TO BE DONE: Quote the whole listing word for word. Do not include the pictures.

PROVIDED DATA:
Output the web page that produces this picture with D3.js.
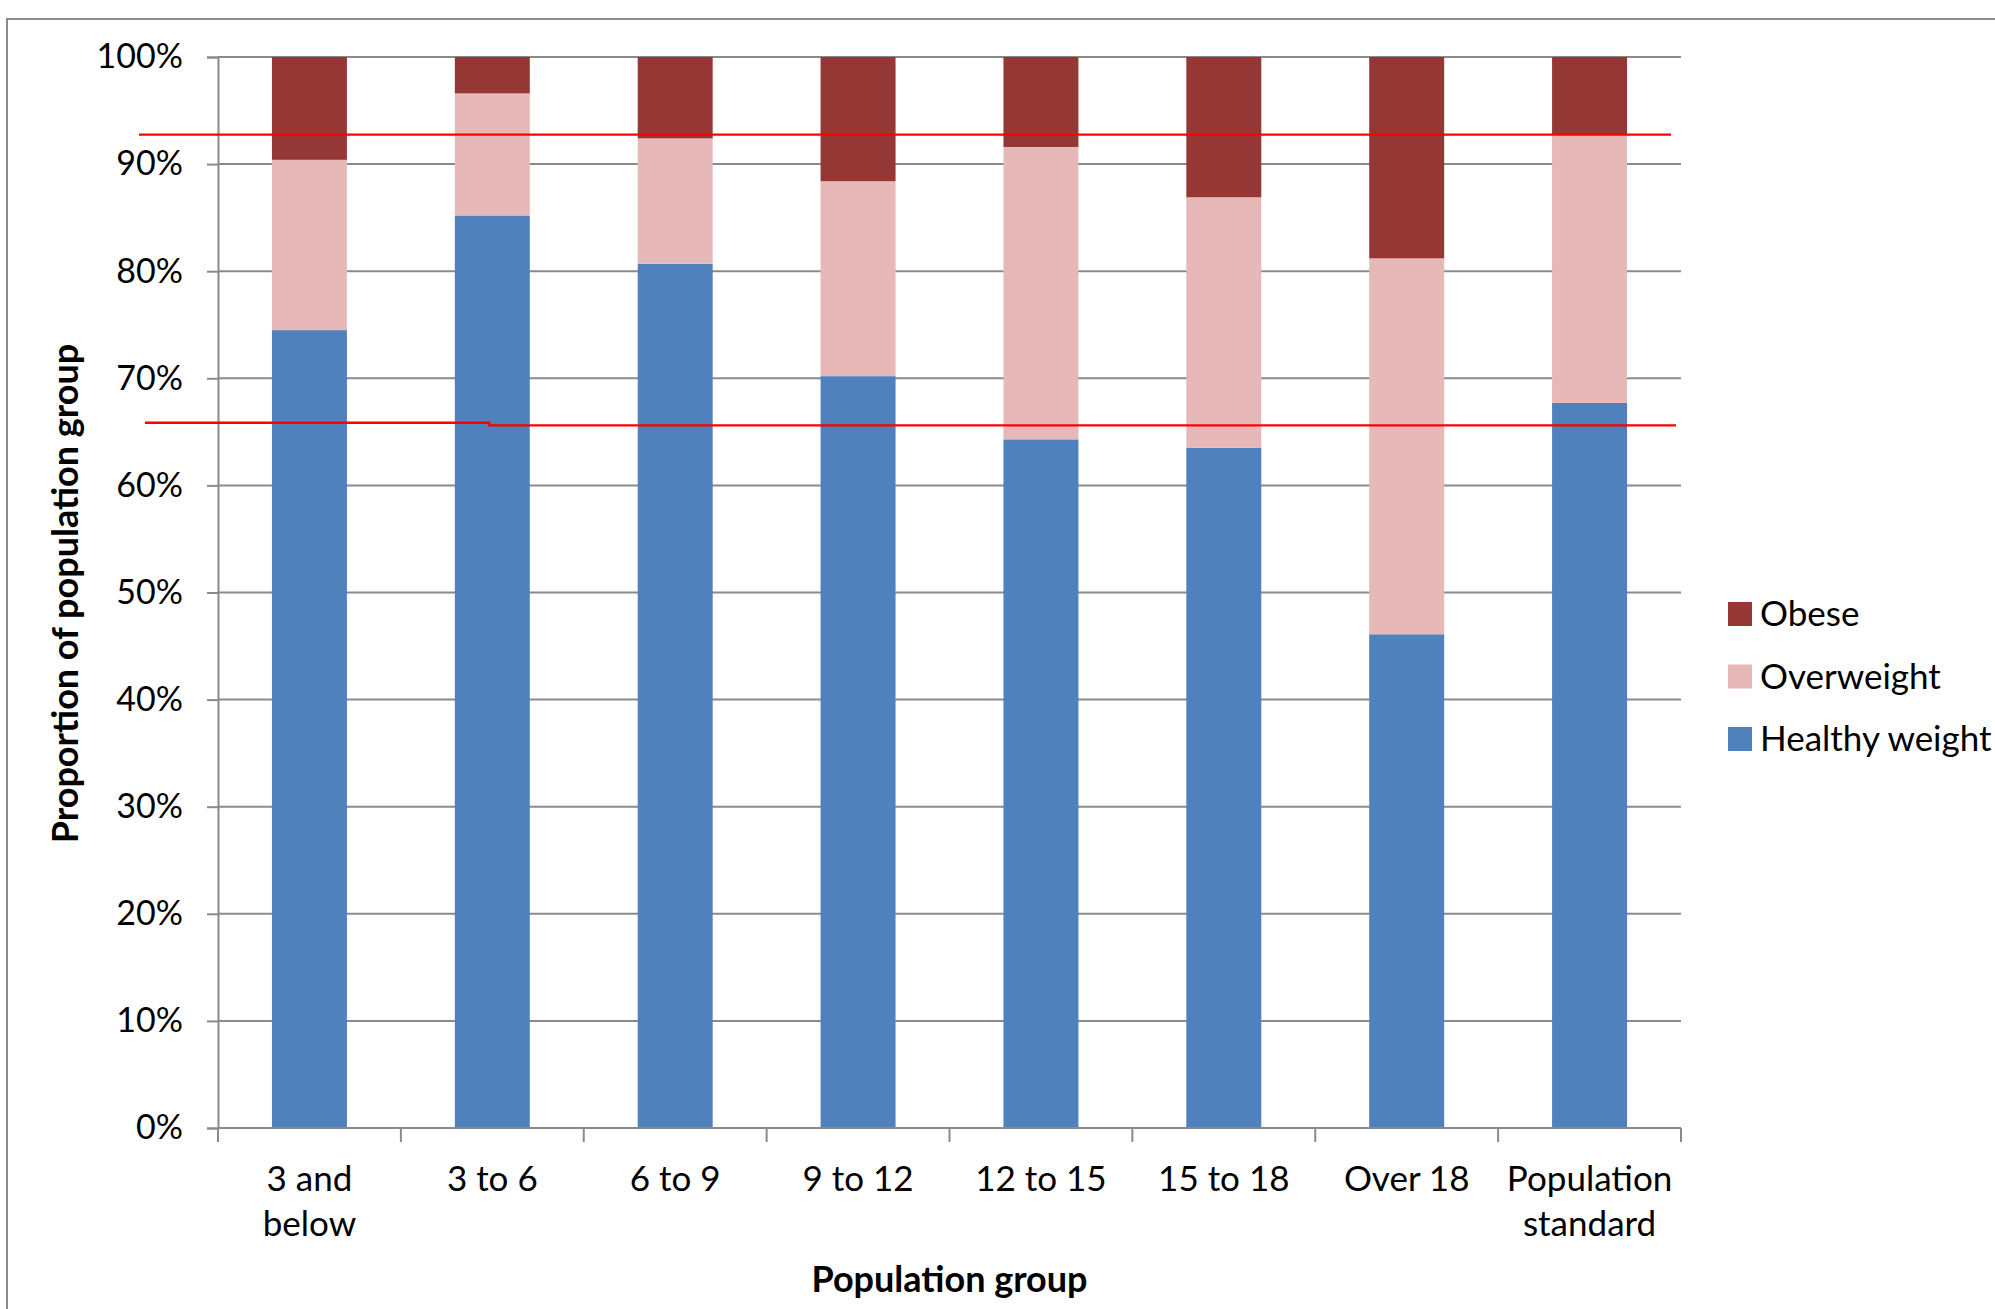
<!DOCTYPE html>
<html>
<head>
<meta charset="utf-8">
<script src="https://cdn.jsdelivr.net/npm/d3@7"></script>
<style>
  html, body { margin: 0; padding: 0; background: #ffffff; }
  svg { display: block; font-family: Lato, "Open Sans", sans-serif; }
</style>
</head>
<body>
<svg id="chart" width="1995" height="1309"></svg>
<script>
// Population groups along the x axis (multi-line labels split on "\n")
const categories = ["3 and\nbelow", "3 to 6", "6 to 9", "9 to 12", "12 to 15", "15 to 18", "Over 18", "Population\nstandard"];

// Share of each group by weight status, in percent
const healthyWeight = [74.5, 85.2, 80.7, 70.2, 64.3, 63.5, 46.1, 67.7];
const overweight    = [15.9, 11.4, 11.7, 18.2, 27.3, 23.4, 35.1, 25.1];
const obese         = [ 9.6,  3.4,  7.6, 11.6,  8.4, 13.1, 18.8,  7.2];

const seriesNames = ["Healthy weight", "Overweight", "Obese"];
const seriesColors = ["#4f81bd", "#e6b9b8", "#953735"];

// Y axis ticks
const yTicks = [0, 10, 20, 30, 40, 50, 60, 70, 80, 90, 100];

// Red reference lines (percent levels); the lower one steps slightly mid-way
const upperRefLevel = 92.75;
const lowerRefLevels = [65.85, 65.6];

const svg = d3.select("#chart");

const plot = { left: 218, right: 1681, top: 57, bottom: 1128 };

const rows = categories.map((c, i) => ({
  cat: c,
  "Healthy weight": healthyWeight[i],
  "Overweight": overweight[i],
  "Obese": obese[i]
}));

const x = d3.scaleBand()
  .domain(categories)
  .range([plot.left, plot.right])
  .paddingInner(0.59)
  .paddingOuter(0.295);

const y = d3.scaleLinear().domain([0, 100]).range([plot.bottom, plot.top]);

const color = d3.scaleOrdinal().domain(seriesNames).range(seriesColors);

// Outer chart frame
svg.append("path")
  .attr("d", `M7,1309 V19 H1995`)
  .attr("fill", "none")
  .attr("stroke", "#8c8c8c")
  .attr("stroke-width", 2);

// Horizontal gridlines
svg.append("g")
  .selectAll("line")
  .data(yTicks)
  .join("line")
  .attr("x1", plot.left)
  .attr("x2", plot.right)
  .attr("y1", d => y(d))
  .attr("y2", d => y(d))
  .attr("stroke", "#8a8a8a")
  .attr("stroke-width", 2);

// Y axis
const yAxis = svg.append("g")
  .attr("transform", `translate(${plot.left},0)`)
  .call(d3.axisLeft(y).tickValues(yTicks).tickFormat(d => d + "%").tickSize(11).tickPadding(24));
yAxis.select(".domain").attr("stroke", "#8a8a8a").attr("stroke-width", 2);
yAxis.selectAll(".tick line").attr("stroke", "#8a8a8a").attr("stroke-width", 2);
yAxis.selectAll(".tick text")
  .attr("font-family", "Lato, sans-serif")
  .attr("font-size", 34)
  .attr("fill", "#000");

// Stacked bars
const stacked = d3.stack().keys(seriesNames)(rows);

svg.append("g")
  .selectAll("g")
  .data(stacked)
  .join("g")
  .attr("fill", d => color(d.key))
  .selectAll("rect")
  .data(d => d)
  .join("rect")
  .attr("x", d => x(d.data.cat))
  .attr("width", x.bandwidth())
  .attr("y", d => y(d[1]))
  .attr("height", d => y(d[0]) - y(d[1]));

// X axis line and category-boundary ticks
const step = x.step();
const boundaries = categories.map(c => x(c) - (step - x.bandwidth()) / 2).concat([plot.right]);
const xAxis = svg.append("g");
xAxis.append("line")
  .attr("x1", plot.left).attr("x2", plot.right)
  .attr("y1", plot.bottom).attr("y2", plot.bottom)
  .attr("stroke", "#8a8a8a").attr("stroke-width", 2);
xAxis.selectAll(".xtick")
  .data(boundaries)
  .join("line")
  .attr("class", "xtick")
  .attr("x1", d => d).attr("x2", d => d)
  .attr("y1", plot.bottom).attr("y2", plot.bottom + 14)
  .attr("stroke", "#8a8a8a").attr("stroke-width", 2);

// Category labels
const labels = svg.append("g")
  .attr("font-family", "Lato, sans-serif")
  .attr("font-size", 35)
  .attr("fill", "#000")
  .attr("text-anchor", "middle");
labels.selectAll("text")
  .data(categories)
  .join("text")
  .attr("x", d => x(d) + x.bandwidth() / 2)
  .attr("y", plot.bottom + 63)
  .each(function (d) {
    const t = d3.select(this);
    d.split("\n").forEach((line, i) => {
      t.append("tspan")
        .attr("x", x(d) + x.bandwidth() / 2)
        .attr("dy", i === 0 ? 0 : 45)
        .text(line);
    });
  });

// Red reference lines
const red = svg.append("g").attr("stroke", "#ff0000").attr("stroke-width", 2.4).attr("fill", "none");
red.append("line")
  .attr("x1", plot.left - 79).attr("x2", plot.right - 10)
  .attr("y1", y(upperRefLevel)).attr("y2", y(upperRefLevel));
const stepX = x(categories[1]) + x.bandwidth() / 2 - 3;
red.append("path")
  .attr("d", `M${plot.left - 73},${y(lowerRefLevels[0])} H${stepX} V${y(lowerRefLevels[1])} H${plot.right - 5}`);

// Axis titles
svg.append("text")
  .attr("x", (plot.left + plot.right) / 2)
  .attr("y", 1292)
  .attr("text-anchor", "middle")
  .attr("font-family", "Lato, sans-serif")
  .attr("font-weight", 700)
  .attr("font-size", 36)
  .text("Population group");

svg.append("text")
  .attr("transform", `translate(78,${(plot.top + plot.bottom) / 2 + 1}) rotate(-90)`)
  .attr("text-anchor", "middle")
  .attr("font-family", "Lato, sans-serif")
  .attr("font-weight", 700)
  .attr("font-size", 36)
  .text("Proportion of population group");

// Legend (top to bottom: Obese, Overweight, Healthy weight)
const legendItems = seriesNames.slice().reverse();
const legend = svg.append("g")
  .selectAll("g")
  .data(legendItems)
  .join("g")
  .attr("transform", (d, i) => `translate(1728,${614 + i * 62.5})`);
legend.append("rect")
  .attr("x", 0).attr("y", -12)
  .attr("width", 24).attr("height", 24)
  .attr("fill", d => color(d));
legend.append("text")
  .attr("x", 32)
  .attr("y", 12)
  .attr("font-family", "Lato, sans-serif")
  .attr("font-size", 35)
  .attr("fill", "#000")
  .text(d => d);
</script>
</body>
</html>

EXERCISE RESPONSE:
Output the web page that produces this picture with D3.js.
<!DOCTYPE html>
<html>
<head>
<meta charset="utf-8">
<script src="https://cdn.jsdelivr.net/npm/d3@7"></script>
<style>
  html, body { margin: 0; padding: 0; background: #ffffff; }
  svg { display: block; font-family: Lato, "Open Sans", sans-serif; }
</style>
</head>
<body>
<svg id="chart" width="1995" height="1309"></svg>
<script>
// Population groups along the x axis (multi-line labels split on "\n")
const categories = ["3 and\nbelow", "3 to 6", "6 to 9", "9 to 12", "12 to 15", "15 to 18", "Over 18", "Population\nstandard"];

// Share of each group by weight status, in percent
const healthyWeight = [74.5, 85.2, 80.7, 70.2, 64.3, 63.5, 46.1, 67.7];
const overweight    = [15.9, 11.4, 11.7, 18.2, 27.3, 23.4, 35.1, 25.1];
const obese         = [ 9.6,  3.4,  7.6, 11.6,  8.4, 13.1, 18.8,  7.2];

const seriesNames = ["Healthy weight", "Overweight", "Obese"];
const seriesColors = ["#4f81bd", "#e6b9b8", "#953735"];

// Y axis ticks
const yTicks = [0, 10, 20, 30, 40, 50, 60, 70, 80, 90, 100];

// Red reference lines (percent levels); the lower one steps slightly mid-way
const upperRefLevel = 92.75;
const lowerRefLevels = [65.85, 65.6];

const svg = d3.select("#chart");

const plot = { left: 218, right: 1681, top: 57, bottom: 1128 };

const rows = categories.map((c, i) => ({
  cat: c,
  "Healthy weight": healthyWeight[i],
  "Overweight": overweight[i],
  "Obese": obese[i]
}));

const x = d3.scaleBand()
  .domain(categories)
  .range([plot.left, plot.right])
  .paddingInner(0.59)
  .paddingOuter(0.295);

const y = d3.scaleLinear().domain([0, 100]).range([plot.bottom, plot.top]);

const color = d3.scaleOrdinal().domain(seriesNames).range(seriesColors);

// Outer chart frame
svg.append("path")
  .attr("d", `M7,1309 V19 H1995`)
  .attr("fill", "none")
  .attr("stroke", "#8c8c8c")
  .attr("stroke-width", 2);

// Horizontal gridlines
svg.append("g")
  .selectAll("line")
  .data(yTicks)
  .join("line")
  .attr("x1", plot.left)
  .attr("x2", plot.right)
  .attr("y1", d => y(d))
  .attr("y2", d => y(d))
  .attr("stroke", "#8a8a8a")
  .attr("stroke-width", 2);

// Y axis
const yAxis = svg.append("g")
  .attr("transform", `translate(${plot.left},0)`)
  .call(d3.axisLeft(y).tickValues(yTicks).tickFormat(d => d + "%").tickSize(11).tickPadding(24));
yAxis.select(".domain").attr("stroke", "#8a8a8a").attr("stroke-width", 2);
yAxis.selectAll(".tick line").attr("stroke", "#8a8a8a").attr("stroke-width", 2);
yAxis.selectAll(".tick text")
  .attr("font-family", "Lato, sans-serif")
  .attr("font-size", 34)
  .attr("fill", "#000");

// Stacked bars
const stacked = d3.stack().keys(seriesNames)(rows);

svg.append("g")
  .selectAll("g")
  .data(stacked)
  .join("g")
  .attr("fill", d => color(d.key))
  .selectAll("rect")
  .data(d => d)
  .join("rect")
  .attr("x", d => x(d.data.cat))
  .attr("width", x.bandwidth())
  .attr("y", d => y(d[1]))
  .attr("height", d => y(d[0]) - y(d[1]));

// X axis line and category-boundary ticks
const step = x.step();
const boundaries = categories.map(c => x(c) - (step - x.bandwidth()) / 2).concat([plot.right]);
const xAxis = svg.append("g");
xAxis.append("line")
  .attr("x1", plot.left).attr("x2", plot.right)
  .attr("y1", plot.bottom).attr("y2", plot.bottom)
  .attr("stroke", "#8a8a8a").attr("stroke-width", 2);
xAxis.selectAll(".xtick")
  .data(boundaries)
  .join("line")
  .attr("class", "xtick")
  .attr("x1", d => d).attr("x2", d => d)
  .attr("y1", plot.bottom).attr("y2", plot.bottom + 14)
  .attr("stroke", "#8a8a8a").attr("stroke-width", 2);

// Category labels
const labels = svg.append("g")
  .attr("font-family", "Lato, sans-serif")
  .attr("font-size", 35)
  .attr("fill", "#000")
  .attr("text-anchor", "middle");
labels.selectAll("text")
  .data(categories)
  .join("text")
  .attr("x", d => x(d) + x.bandwidth() / 2)
  .attr("y", plot.bottom + 63)
  .each(function (d) {
    const t = d3.select(this);
    d.split("\n").forEach((line, i) => {
      t.append("tspan")
        .attr("x", x(d) + x.bandwidth() / 2)
        .attr("dy", i === 0 ? 0 : 45)
        .text(line);
    });
  });

// Red reference lines
const red = svg.append("g").attr("stroke", "#ff0000").attr("stroke-width", 2.4).attr("fill", "none");
red.append("line")
  .attr("x1", plot.left - 79).attr("x2", plot.right - 10)
  .attr("y1", y(upperRefLevel)).attr("y2", y(upperRefLevel));
const stepX = x(categories[1]) + x.bandwidth() / 2 - 3;
red.append("path")
  .attr("d", `M${plot.left - 73},${y(lowerRefLevels[0])} H${stepX} V${y(lowerRefLevels[1])} H${plot.right - 5}`);

// Axis titles
svg.append("text")
  .attr("x", (plot.left + plot.right) / 2)
  .attr("y", 1292)
  .attr("text-anchor", "middle")
  .attr("font-family", "Lato, sans-serif")
  .attr("font-weight", 700)
  .attr("font-size", 36)
  .text("Population group");

svg.append("text")
  .attr("transform", `translate(78,${(plot.top + plot.bottom) / 2 + 1}) rotate(-90)`)
  .attr("text-anchor", "middle")
  .attr("font-family", "Lato, sans-serif")
  .attr("font-weight", 700)
  .attr("font-size", 36)
  .text("Proportion of population group");

// Legend (top to bottom: Obese, Overweight, Healthy weight)
const legendItems = seriesNames.slice().reverse();
const legend = svg.append("g")
  .selectAll("g")
  .data(legendItems)
  .join("g")
  .attr("transform", (d, i) => `translate(1728,${614 + i * 62.5})`);
legend.append("rect")
  .attr("x", 0).attr("y", -12)
  .attr("width", 24).attr("height", 24)
  .attr("fill", d => color(d));
legend.append("text")
  .attr("x", 32)
  .attr("y", 12)
  .attr("font-family", "Lato, sans-serif")
  .attr("font-size", 35)
  .attr("fill", "#000")
  .text(d => d);
</script>
</body>
</html>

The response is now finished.